That ringing in your ears and headache after long rides are just a part of riding, right?


Sorry, I can't hear you.

I rode without earplugs from the time I was 16 until I turned 28. I had never really even tried them.

I rode loud bikes too. Harleys, old CBs with open pipes; hell, I had a weirdo two-stroke chopper that I couldn't start until I was already on the street or my neighbors would all throw a fit.

And you guessed it, I wasn't wearing an Arai Signet-X — no, I was wearing my uncle's old open-face Hustler 200, with Santa María de Guadalupe stitched inside the lid. It did only slightly more than nothing to block out wind and noise.

A couple of weeks ago, a friend in the office who is a few years older than me offered some advice after suffering a fate of premature hearing loss, for which I seemed inevitably destined:

"Take it from me, I never used to wear them," he said. "Get a good pair, and you'll never look back."
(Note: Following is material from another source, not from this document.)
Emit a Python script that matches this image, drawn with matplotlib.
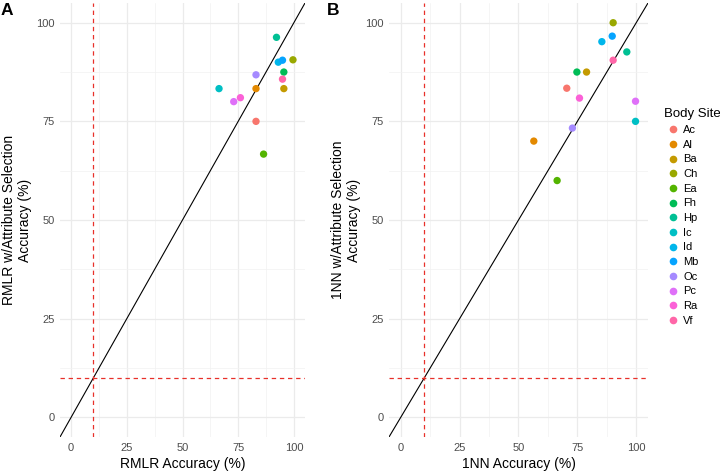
import matplotlib
matplotlib.use("Agg")
import matplotlib.pyplot as plt
from matplotlib.lines import Line2D
import numpy as np

plt.rcParams['font.family'] = ['Liberation Sans', 'DejaVu Sans']

# body sites and ggplot hue colours
sites = ["Ac", "Al", "Ba", "Ch", "Ea", "Fh", "Hp", "Ic", "Id", "Mb", "Oc", "Pc", "Ra", "Vf"]
site_colors = ["#F8766D", "#E38900", "#C49A00", "#99A800", "#53B400", "#00BC56", "#00C094",
               "#00BFC4", "#00B6EB", "#06A4FF", "#A58AFF", "#DF70F8", "#FB61D7", "#FF66A8"]

# panel A: RMLR
rmlr_acc = [83.0, 83.0, 95.5, 99.6, 86.4, 95.5, 92.2, 66.4, 93.0, 94.9, 83.0, 73.0, 76.0, 94.9]
rmlr_sel_acc = [75.0, 83.3, 83.3, 90.6, 66.7, 87.5, 96.3, 83.3, 90.0, 90.5, 86.8, 80.0, 81.0, 85.7]

# panel B: 1NN
nn_acc = [70.5, 56.5, 78.9, 90.2, 66.4, 74.8, 96.0, 99.7, 85.4, 89.8, 72.9, 99.7, 75.9, 90.2]
nn_sel_acc = [83.4, 70.0, 87.5, 100.0, 60.0, 87.5, 92.6, 75.0, 95.2, 96.6, 73.3, 80.1, 80.9, 90.5]

chance = 10


def panel(ax, x, y, xlabel, ylabel):
    ax.set_xlim(-5, 105)
    ax.set_ylim(-5, 105)
    for s in ax.spines.values():
        s.set_visible(False)
    ticks = [0, 25, 50, 75, 100]
    ax.set_xticks(ticks)
    ax.set_yticks(ticks)
    ax.set_xticks([12.5, 37.5, 62.5, 87.5], minor=True)
    ax.set_yticks([12.5, 37.5, 62.5, 87.5], minor=True)
    ax.grid(which='major', color='#EBEBEB', linewidth=0.9)
    ax.grid(which='minor', color='#F2F2F2', linewidth=0.5)
    ax.tick_params(which='both', length=0, labelsize=8, labelcolor='#4D4D4D', pad=4)
    ax.set_axisbelow(True)

    ax.axline((0, 0), slope=1, color='black', linewidth=0.8, zorder=2)
    ax.axvline(chance, color='#E8302A', linestyle=(0, (3.5, 3)), linewidth=0.9, zorder=2)
    ax.axhline(chance, color='#E8302A', linestyle=(0, (3.5, 3)), linewidth=0.9, zorder=2)
    ax.scatter(x, y, c=site_colors, s=28, linewidths=0, zorder=3)

    ax.set_xlabel(xlabel, fontsize=10, labelpad=3)
    ax.set_ylabel(ylabel, fontsize=10, labelpad=2.5)


fig = plt.figure(figsize=(7.2, 4.72), dpi=100)
ax1 = fig.add_axes([60/720, 35/472, 245/720, 434/472])
ax2 = fig.add_axes([389/720, 35/472, 259/720, 434/472])

panel(ax1, rmlr_acc, rmlr_sel_acc, "RMLR Accuracy (%)", "RMLR w/Attribute Selection\nAccuracy (%)")
panel(ax2, nn_acc, nn_sel_acc, "1NN Accuracy (%)", "1NN w/Attribute Selection\nAccuracy (%)")

fig.text(1/720, 1 - 3/472, "A", fontsize=12.5, fontweight='bold', va='top', ha='left')
fig.text(327/720, 1 - 3/472, "B", fontsize=12.5, fontweight='bold', va='top', ha='left')

handles = [Line2D([], [], marker='o', linestyle='none', markersize=5.5,
                  markerfacecolor=c, markeredgewidth=0) for c in site_colors]
leg = fig.legend(handles, sites, title="Body Site", loc='upper left',
                 bbox_to_anchor=(660/720, 1 - 104/472), frameon=False,
                 fontsize=8, title_fontsize=9.5, labelspacing=0.42,
                 handletextpad=0.1, handlelength=1.6, borderaxespad=0)
leg._legend_box.align = "left"

fig.savefig("out.png", dpi=100)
He was 100 percent right. I immediately grabbed a pair of cheap yellow foam earplugs (about 14 cents per pair) and rode home with them. It was quieter, but my Bluetooth communications system was too muffled and they were a little bulky in my ears.

The next day, I found a smaller pair of 3M E-A-R earplugs (about $5 per pair, cheaper in bulk) that look like mushrooms, with a yellow tip and blue handle to shove them in your ear canal. These fit better, blocked out more low-frequency noise than high, and were easy to get in and out of my ear with the little arm. I was sold.

I think I was concerned with being able to hear the little ticks and clicks of my older bikes and know if anything was going wrong while riding them, which makes sense. But honestly, I can hear most of the smaller noises I need to just fine; it's just the hum of the wind and idle droning that are cut down.

My Sena Bluetooth system still pumps loud enough to hear clearly in my helmet, and I really sacrifice nothing by wearing these. I took a little convincing, but like he said, I'm not looking back.

You may want a pair of reusable earplugs that you can put in for every ride, or disposable ones that you can replace everyday. Preferences differ, as determined by a quick poll around the office. Brody likes Alpine MotoSafe ($34.95–$37.95), I like Vibes ($23.99), many others have given up on reusables and returned to disposable plugs.

Whichever earplugs suit your needs, I recommend experimenting and trying out the options. I had no idea how much I was damaging my ears or how well good plugs could work until I took the time to try. Now everything has been made crystal clear, thanks to a friend who cared. Pass it on!